> **Material provided**:
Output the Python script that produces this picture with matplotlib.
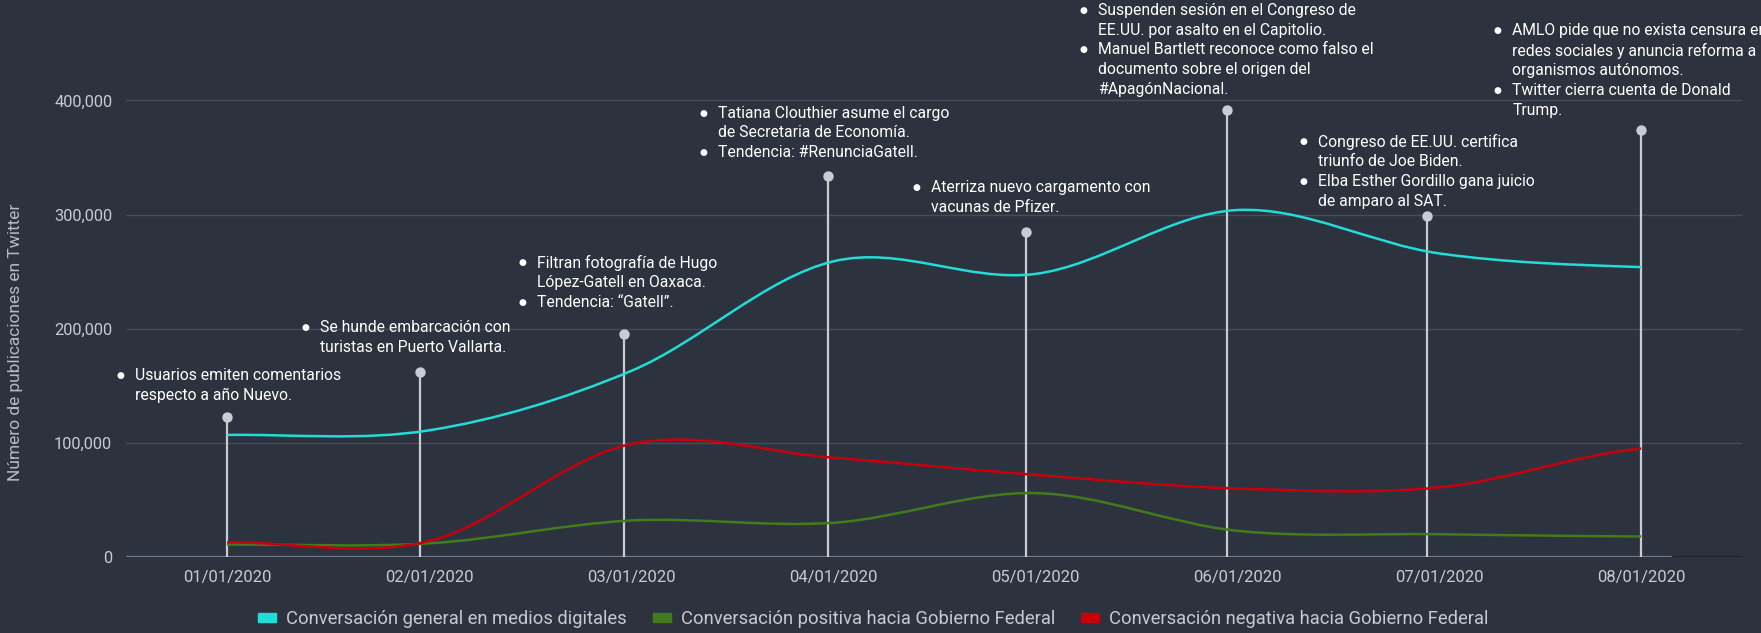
import matplotlib
matplotlib.use("Agg")
from matplotlib import pyplot as plt
from matplotlib.path import Path
from matplotlib.patches import PathPatch, Patch

plt.rcParams['font.family'] = ['Roboto', 'DejaVu Sans']

## Datos
fechas = ["01/01/2020", "02/01/2020", "03/01/2020", "04/01/2020",
          "05/01/2020", "06/01/2020", "07/01/2020", "08/01/2020"]
general = [107000, 111000, 163000, 259000, 248000, 304000, 266000, 254000]
positiva = [11000, 12000, 32000, 30000, 56000, 23000, 20000, 18000]
negativa = [13000, 14000, 99000, 87000, 72000, 60000, 61000, 95000]
# posicion y altura de cada linea de evento (tallo con punto)
eventos_x = [0, 0.957, 1.965, 2.975, 3.955, 4.95, 5.94, 7.0]
eventos_altura = [123000, 162500, 195000, 334000, 285000, 392000, 298500, 374000]
# texto de los eventos: una lista de vinetas por fecha, cada vineta en renglones
eventos_texto = [
    [["Usuarios emiten comentarios", "respecto a año Nuevo."]],
    [["Se hunde embarcación con", "turistas en Puerto Vallarta."]],
    [["Filtran fotografía de Hugo", "López-Gatell en Oaxaca."],
     ["Tendencia: “Gatell”."]],
    [["Tatiana Clouthier asume el cargo", "de Secretaria de Economía."],
     ["Tendencia: #RenunciaGatell."]],
    [["Aterriza nuevo cargamento con", "vacunas de Pfizer."]],
    [["Suspenden sesión en el Congreso de", "EE.UU. por asalto en el Capitolio."],
     ["Manuel Bartlett reconoce como falso el", "documento sobre el origen del",
      "#ApagónNacional."]],
    [["Congreso de EE.UU. certifica", "triunfo de Joe Biden."],
     ["Elba Esther Gordillo gana juicio", "de amparo al SAT."]],
    [["AMLO pide que no exista censura en", "redes sociales y anuncia reforma a",
      "organismos autónomos."],
     ["Twitter cierra cuenta de Donald", "Trump."]],
]
# donde empieza cada bloque de texto (desplazamiento en x respecto a la fecha, y del primer renglon)
texto_dx = [-0.53, -0.61, -0.54, -0.64, -0.59, -0.76, -0.67, -0.71]
texto_y = [159000, 201000, 258000, 389000, 324000, 479000, 364000, 461000]

series = [
    ("Conversación general en medios digitales", general, "#22dcd8"),
    ("Conversación positiva hacia Gobierno Federal", positiva, "#437a1c"),
    ("Conversación negativa hacia Gobierno Federal", negativa, "#c8000c"),
]

fondo = "#2c333e"

fig = plt.figure(figsize=(17.61, 6.33), dpi=100, facecolor=fondo)
ax = fig.add_axes([0.0716, 0.12, 0.9177, 0.88])
ax.set_facecolor(fondo)

x = list(range(len(fechas)))


def curva(xs, ys):
    # curva suave tipo "function" (Catmull-Rom -> Bezier)
    verts = [(xs[0], ys[0])]
    codes = [Path.MOVETO]
    n = len(xs)
    for i in range(n - 1):
        y0 = ys[i - 1] if i > 0 else ys[i]
        y3 = ys[i + 2] if i + 2 < n else ys[i + 1]
        m1 = (ys[i + 1] - y0) / 2
        m2 = (y3 - ys[i]) / 2
        verts += [(xs[i] + 1 / 3, ys[i] + m1 / 3),
                  (xs[i + 1] - 1 / 3, ys[i + 1] - m2 / 3),
                  (xs[i + 1], ys[i + 1])]
        codes += [Path.CURVE4] * 3
    return Path(verts, codes)


# grid
for v in [100000, 200000, 300000, 400000]:
    ax.axhline(v, color="#464d58", lw=1, zorder=0)
ax.axhline(0, xmin=0, xmax=0.957, color="#6f7a89", lw=1.6, zorder=1)
ax.axhline(0, xmin=0.957, xmax=1, color="#1d2229", lw=1.6, zorder=1)

# tallos de eventos
ax.vlines(eventos_x, 0, eventos_altura, color="#c9ccd3", lw=1.6, zorder=2)
ax.scatter(eventos_x, eventos_altura, s=42, color="#c9ccd3", zorder=2, clip_on=False)

# lineas
for nombre, vals, col in series:
    ax.add_patch(PathPatch(curva(x, vals), fill=False, edgecolor=col, lw=1.8, zorder=3))

# textos de eventos
paso = 14.3
for i, bloques in enumerate(eventos_texto):
    renglon = 0
    for vineta in bloques:
        ax.annotate("●", xy=(i + texto_dx[i], texto_y[i]), xytext=(0, -renglon * paso),
                    textcoords="offset points", color="white", fontsize=6.5,
                    ha="center", va="center", annotation_clip=False)
        for linea in vineta:
            ax.annotate(linea, xy=(i + texto_dx[i], texto_y[i]), xytext=(10.5, -renglon * paso),
                        textcoords="offset points", color="white", fontsize=11.3,
                        ha="left", va="center", annotation_clip=False)
            renglon += 1

ax.set_xlim(-0.5, 7.5)
ax.set_ylim(0, 488000)
ax.set_xticks(x)
ax.set_xticklabels(fechas)
ax.set_yticks([0, 100000, 200000, 300000, 400000])
ax.set_yticklabels(["0", "100,000", "200,000", "300,000", "400,000"])
ax.tick_params(axis="both", length=0, colors="#c8cace")
ax.tick_params(axis="x", pad=9, labelsize=12)
ax.tick_params(axis="y", pad=10, labelsize=11.8)
for s in ax.spines.values():
    s.set_visible(False)

fig.text(0.009, 0.46, "Número de publicaciones en Twitter", rotation=90,
         color="#b8bbc0", fontsize=12.5, ha="center", va="center")

handles = [Patch(facecolor=col, edgecolor=col) for _, _, col in series]
fig.legend(handles, [s[0] for s in series], loc="center", bbox_to_anchor=(0.496, 0.022),
           ncol=3, frameon=False, fontsize=13.2, labelcolor="#c8cace",
           handlelength=1.0, handleheight=0.4, handletextpad=0.55, columnspacing=1.4)

fig.savefig("out.png", dpi=100, facecolor=fondo)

> **Problem to solve**: Return, unchanged, the lines from the first line of the material through the line that holds "plt.rcParams['font.family'] = ['Roboto', 'DejaVu", inclusive, omitting pictures.

> **The completed task**:
Output the Python script that produces this picture with matplotlib.
import matplotlib
matplotlib.use("Agg")
from matplotlib import pyplot as plt
from matplotlib.path import Path
from matplotlib.patches import PathPatch, Patch

plt.rcParams['font.family'] = ['Roboto', 'DejaVu Sans']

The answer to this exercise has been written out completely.